SUPPLIED MATERIAL:
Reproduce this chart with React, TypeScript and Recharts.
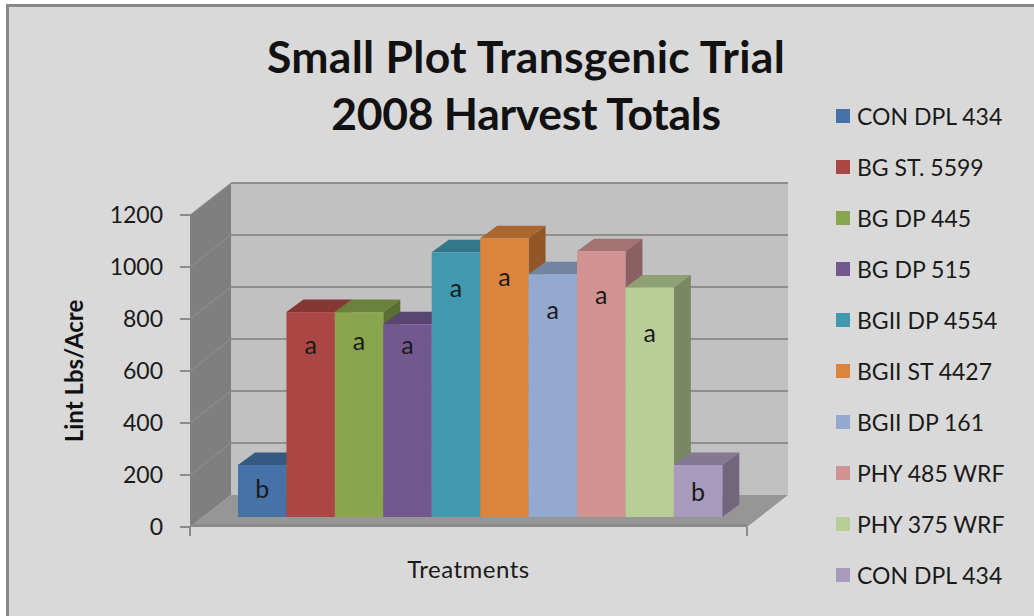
import {
  BarChart,
  Bar,
  XAxis,
  YAxis,
  Legend,
  ReferenceArea,
  ReferenceLine,
} from 'recharts';

const names = [
  'CON DPL 434',
  'BG ST. 5599',
  'BG DP 445',
  'BG DP 515',
  'BGII DP 4554',
  'BGII ST 4427',
  'BGII DP 161',
  'PHY 485 WRF',
  'PHY 375 WRF',
  'CON DPL 434',
];
const values = [200, 788, 788, 741, 1018, 1072, 934, 1022, 883, 200];
const letters = ['b', 'a', 'a', 'a', 'a', 'a', 'a', 'a', 'a', 'b'];
const colors = [
  '#4572a7',
  '#aa4643',
  '#89a54e',
  '#71588f',
  '#4198af',
  '#db843d',
  '#93a9cf',
  '#d19392',
  '#b9cd96',
  '#a99bbd',
];
const yTicks = [0, 200, 400, 600, 800, 1000, 1200];

const row: Record<string, string | number> = { category: 'Treatments' };
values.forEach((v, i) => {
  row[`s${i}`] = v;
});
const data = [row];

const FONT = 'Lato, "Open Sans", sans-serif';
// wall depth and the bars' offset into the floor
const WALL_DX = 41;
const WALL_DY = 32;
const BAR_DX = 12;
const BAR_DY = 10;
const TOP_DX = 17;
const TOP_DY = 12.5;
// how far each letter sits below its bar's top
const letterDrop = [23, 32, 28, 20, 35, 38, 35, 43, 45, 26];

function shade(hex: string, f: number) {
  const n = parseInt(hex.slice(1), 16);
  const r = Math.round(((n >> 16) & 255) * f);
  const g = Math.round(((n >> 8) & 255) * f);
  const b = Math.round((n & 255) * f);
  return `rgb(${r},${g},${b})`;
}

function Walls(props: any) {
  const { x, y, width, height } = props;
  const b = y + height;
  const r = x + width;
  return (
    <g>
      <polygon
        points={`${x},${y} ${x + WALL_DX},${y - WALL_DY} ${x + WALL_DX},${b - WALL_DY} ${x},${b}`}
        fill="#7f7f7f"
      />
      <rect x={x + WALL_DX} y={y - WALL_DY} width={width} height={height} fill="#c1c1c1" />
      <polygon
        points={`${x},${b} ${x + WALL_DX},${b - WALL_DY} ${r + WALL_DX},${b - WALL_DY} ${r},${b}`}
        fill="#969696"
      />
      <rect x={x} y={b - 3} width={width} height={3} fill="#8a8a8a" />
      <line x1={x} x2={x} y1={b} y2={b + 9} stroke="#8a8a8a" strokeWidth={2} />
      <line x1={r} x2={r} y1={b} y2={b + 9} stroke="#8a8a8a" strokeWidth={2} />
    </g>
  );
}

function GridLine(props: any) {
  const { x1, x2, y1 } = props;
  return (
    <g>
      <line x1={x1} x2={x1 + WALL_DX} y1={y1} y2={y1 - WALL_DY} stroke="#929292" strokeWidth={1} />
      <line
        x1={x1 + WALL_DX}
        x2={x2 + WALL_DX}
        y1={y1 - WALL_DY}
        y2={y1 - WALL_DY}
        stroke="#8e8e8e"
        strokeWidth={2}
      />
    </g>
  );
}

function Bar3D(props: any) {
  const { x, y, width, height, fill, index } = props;
  const l = x + BAR_DX;
  const r = l + width;
  const t = y - BAR_DY;
  const b = t + height;
  return (
    <g>
      <polygon
        points={`${l},${t} ${l + TOP_DX},${t - TOP_DY} ${r + TOP_DX},${t - TOP_DY} ${r},${t}`}
        fill={shade(fill, 0.78)}
      />
      <polygon
        points={`${r},${t} ${r + TOP_DX},${t - TOP_DY} ${r + TOP_DX},${b - TOP_DY} ${r},${b}`}
        fill={shade(fill, 0.66)}
      />
      <rect x={l} y={t} width={width} height={height} fill={fill} />
      <text
        x={l + width / 2}
        y={t + letterDrop[index]}
        textAnchor="middle"
        dominantBaseline="central"
        fontFamily={FONT}
        fontSize={25}
        fill="#1a1a1a"
      >
        {letters[index]}
      </text>
    </g>
  );
}

function LegendList({ payload }: any) {
  return (
    <div style={{ fontFamily: FONT, fontSize: 23, color: '#1a1a1a' }}>
      {payload.map((item: any, i: number) => (
        <div key={i} style={{ height: 51, display: 'flex', alignItems: 'center' }}>
          <span
            style={{ width: 14, height: 14, background: item.color, marginRight: 7, flex: 'none' }}
          />
          <span style={{ whiteSpace: 'nowrap' }}>{item.value}</span>
        </div>
      ))}
    </div>
  );
}

export default function App() {
  return (
    <div
      style={{
        position: 'absolute',
        left: 0,
        top: 0,
        width: 1034,
        height: 616,
        overflow: 'hidden',
        background: '#fff',
      }}
    >
      <div
        style={{
          position: 'absolute',
          left: 6,
          top: 4,
          width: 1100,
          height: 700,
          background: '#d9d9d9',
          border: '3px solid #888',
        }}
      />
      <div
        style={{
          position: 'absolute',
          left: 0,
          top: 27,
          width: 1052,
          textAlign: 'center',
          fontFamily: FONT,
          fontWeight: 700,
          fontSize: 44.5,
          lineHeight: '57px',
          color: '#111',
        }}
      >
        <span style={{ letterSpacing: 0.3 }}>Small Plot Transgenic Trial</span>
        <br />
        <span style={{ letterSpacing: -0.3 }}>2008 Harvest Totals</span>
      </div>
      <div style={{ position: 'absolute', left: 0, top: 0 }}>
        <BarChart
          width={1034}
          height={616}
          data={data}
          margin={{ top: 215, right: 287, bottom: 0, left: 0 }}
          barGap={0}
          barSize={48.43}
        >
          <XAxis
            dataKey="category"
            height={89}
            axisLine={false}
            tickLine={false}
            tick={false}
            label={{
              value: 'Treatments',
              position: 'insideBottom',
              offset: 38,
              style: { fontFamily: FONT, fontSize: 24, letterSpacing: 0.5, fill: '#1a1a1a' },
            }}
          />
          <YAxis
            width={190}
            domain={[0, 1200]}
            ticks={yTicks}
            interval={0}
            axisLine={false}
            tickSize={10}
            tickMargin={17}
            tickLine={{ stroke: '#8a8a8a', strokeWidth: 2 }}
            tick={{ fontFamily: FONT, fontSize: 23, fill: '#1a1a1a' }}
            label={{
              value: 'Lint Lbs/Acre',
              angle: -90,
              position: 'insideLeft',
              offset: 74,
              style: {
                fontFamily: FONT,
                fontSize: 24,
                fontWeight: 700,
                fill: '#111',
                textAnchor: 'middle',
              },
            }}
          />
          <Legend
            layout="vertical"
            align="center"
            verticalAlign="middle"
            itemSorter={null}
            content={(p: any) => <LegendList payload={p.payload} />}
            wrapperStyle={{ left: 836, top: 90, width: 198 }}
          />
          <ReferenceArea y1={0} y2={1200} shape={Walls} ifOverflow="visible" zIndex={-20} />
          {yTicks.slice(1).map((t) => (
            <ReferenceLine key={t} y={t} shape={GridLine} ifOverflow="visible" zIndex={-10} />
          ))}
          {names.map((name, i) => (
            <Bar
              key={i}
              name={name}
              dataKey={`s${i}`}
              fill={colors[i]}
              isAnimationActive={false}
              shape={(p: any) => <Bar3D {...p} index={i} />}
            />
          ))}
        </BarChart>
      </div>
    </div>
  );
}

GIVEN REQUEST:
Exclude the images and reproduce the remaining data exactly.

RESPONSE TO THIS EXERCISE:
Reproduce this chart with React, TypeScript and Recharts.
import {
  BarChart,
  Bar,
  XAxis,
  YAxis,
  Legend,
  ReferenceArea,
  ReferenceLine,
} from 'recharts';

const names = [
  'CON DPL 434',
  'BG ST. 5599',
  'BG DP 445',
  'BG DP 515',
  'BGII DP 4554',
  'BGII ST 4427',
  'BGII DP 161',
  'PHY 485 WRF',
  'PHY 375 WRF',
  'CON DPL 434',
];
const values = [200, 788, 788, 741, 1018, 1072, 934, 1022, 883, 200];
const letters = ['b', 'a', 'a', 'a', 'a', 'a', 'a', 'a', 'a', 'b'];
const colors = [
  '#4572a7',
  '#aa4643',
  '#89a54e',
  '#71588f',
  '#4198af',
  '#db843d',
  '#93a9cf',
  '#d19392',
  '#b9cd96',
  '#a99bbd',
];
const yTicks = [0, 200, 400, 600, 800, 1000, 1200];

const row: Record<string, string | number> = { category: 'Treatments' };
values.forEach((v, i) => {
  row[`s${i}`] = v;
});
const data = [row];

const FONT = 'Lato, "Open Sans", sans-serif';
// wall depth and the bars' offset into the floor
const WALL_DX = 41;
const WALL_DY = 32;
const BAR_DX = 12;
const BAR_DY = 10;
const TOP_DX = 17;
const TOP_DY = 12.5;
// how far each letter sits below its bar's top
const letterDrop = [23, 32, 28, 20, 35, 38, 35, 43, 45, 26];

function shade(hex: string, f: number) {
  const n = parseInt(hex.slice(1), 16);
  const r = Math.round(((n >> 16) & 255) * f);
  const g = Math.round(((n >> 8) & 255) * f);
  const b = Math.round((n & 255) * f);
  return `rgb(${r},${g},${b})`;
}

function Walls(props: any) {
  const { x, y, width, height } = props;
  const b = y + height;
  const r = x + width;
  return (
    <g>
      <polygon
        points={`${x},${y} ${x + WALL_DX},${y - WALL_DY} ${x + WALL_DX},${b - WALL_DY} ${x},${b}`}
        fill="#7f7f7f"
      />
      <rect x={x + WALL_DX} y={y - WALL_DY} width={width} height={height} fill="#c1c1c1" />
      <polygon
        points={`${x},${b} ${x + WALL_DX},${b - WALL_DY} ${r + WALL_DX},${b - WALL_DY} ${r},${b}`}
        fill="#969696"
      />
      <rect x={x} y={b - 3} width={width} height={3} fill="#8a8a8a" />
      <line x1={x} x2={x} y1={b} y2={b + 9} stroke="#8a8a8a" strokeWidth={2} />
      <line x1={r} x2={r} y1={b} y2={b + 9} stroke="#8a8a8a" strokeWidth={2} />
    </g>
  );
}

function GridLine(props: any) {
  const { x1, x2, y1 } = props;
  return (
    <g>
      <line x1={x1} x2={x1 + WALL_DX} y1={y1} y2={y1 - WALL_DY} stroke="#929292" strokeWidth={1} />
      <line
        x1={x1 + WALL_DX}
        x2={x2 + WALL_DX}
        y1={y1 - WALL_DY}
        y2={y1 - WALL_DY}
        stroke="#8e8e8e"
        strokeWidth={2}
      />
    </g>
  );
}

function Bar3D(props: any) {
  const { x, y, width, height, fill, index } = props;
  const l = x + BAR_DX;
  const r = l + width;
  const t = y - BAR_DY;
  const b = t + height;
  return (
    <g>
      <polygon
        points={`${l},${t} ${l + TOP_DX},${t - TOP_DY} ${r + TOP_DX},${t - TOP_DY} ${r},${t}`}
        fill={shade(fill, 0.78)}
      />
      <polygon
        points={`${r},${t} ${r + TOP_DX},${t - TOP_DY} ${r + TOP_DX},${b - TOP_DY} ${r},${b}`}
        fill={shade(fill, 0.66)}
      />
      <rect x={l} y={t} width={width} height={height} fill={fill} />
      <text
        x={l + width / 2}
        y={t + letterDrop[index]}
        textAnchor="middle"
        dominantBaseline="central"
        fontFamily={FONT}
        fontSize={25}
        fill="#1a1a1a"
      >
        {letters[index]}
      </text>
    </g>
  );
}

function LegendList({ payload }: any) {
  return (
    <div style={{ fontFamily: FONT, fontSize: 23, color: '#1a1a1a' }}>
      {payload.map((item: any, i: number) => (
        <div key={i} style={{ height: 51, display: 'flex', alignItems: 'center' }}>
          <span
            style={{ width: 14, height: 14, background: item.color, marginRight: 7, flex: 'none' }}
          />
          <span style={{ whiteSpace: 'nowrap' }}>{item.value}</span>
        </div>
      ))}
    </div>
  );
}

export default function App() {
  return (
    <div
      style={{
        position: 'absolute',
        left: 0,
        top: 0,
        width: 1034,
        height: 616,
        overflow: 'hidden',
        background: '#fff',
      }}
    >
      <div
        style={{
          position: 'absolute',
          left: 6,
          top: 4,
          width: 1100,
          height: 700,
          background: '#d9d9d9',
          border: '3px solid #888',
        }}
      />
      <div
        style={{
          position: 'absolute',
          left: 0,
          top: 27,
          width: 1052,
          textAlign: 'center',
          fontFamily: FONT,
          fontWeight: 700,
          fontSize: 44.5,
          lineHeight: '57px',
          color: '#111',
        }}
      >
        <span style={{ letterSpacing: 0.3 }}>Small Plot Transgenic Trial</span>
        <br />
        <span style={{ letterSpacing: -0.3 }}>2008 Harvest Totals</span>
      </div>
      <div style={{ position: 'absolute', left: 0, top: 0 }}>
        <BarChart
          width={1034}
          height={616}
          data={data}
          margin={{ top: 215, right: 287, bottom: 0, left: 0 }}
          barGap={0}
          barSize={48.43}
        >
          <XAxis
            dataKey="category"
            height={89}
            axisLine={false}
            tickLine={false}
            tick={false}
            label={{
              value: 'Treatments',
              position: 'insideBottom',
              offset: 38,
              style: { fontFamily: FONT, fontSize: 24, letterSpacing: 0.5, fill: '#1a1a1a' },
            }}
          />
          <YAxis
            width={190}
            domain={[0, 1200]}
            ticks={yTicks}
            interval={0}
            axisLine={false}
            tickSize={10}
            tickMargin={17}
            tickLine={{ stroke: '#8a8a8a', strokeWidth: 2 }}
            tick={{ fontFamily: FONT, fontSize: 23, fill: '#1a1a1a' }}
            label={{
              value: 'Lint Lbs/Acre',
              angle: -90,
              position: 'insideLeft',
              offset: 74,
              style: {
                fontFamily: FONT,
                fontSize: 24,
                fontWeight: 700,
                fill: '#111',
                textAnchor: 'middle',
              },
            }}
          />
          <Legend
            layout="vertical"
            align="center"
            verticalAlign="middle"
            itemSorter={null}
            content={(p: any) => <LegendList payload={p.payload} />}
            wrapperStyle={{ left: 836, top: 90, width: 198 }}
          />
          <ReferenceArea y1={0} y2={1200} shape={Walls} ifOverflow="visible" zIndex={-20} />
          {yTicks.slice(1).map((t) => (
            <ReferenceLine key={t} y={t} shape={GridLine} ifOverflow="visible" zIndex={-10} />
          ))}
          {names.map((name, i) => (
            <Bar
              key={i}
              name={name}
              dataKey={`s${i}`}
              fill={colors[i]}
              isAnimationActive={false}
              shape={(p: any) => <Bar3D {...p} index={i} />}
            />
          ))}
        </BarChart>
      </div>
    </div>
  );
}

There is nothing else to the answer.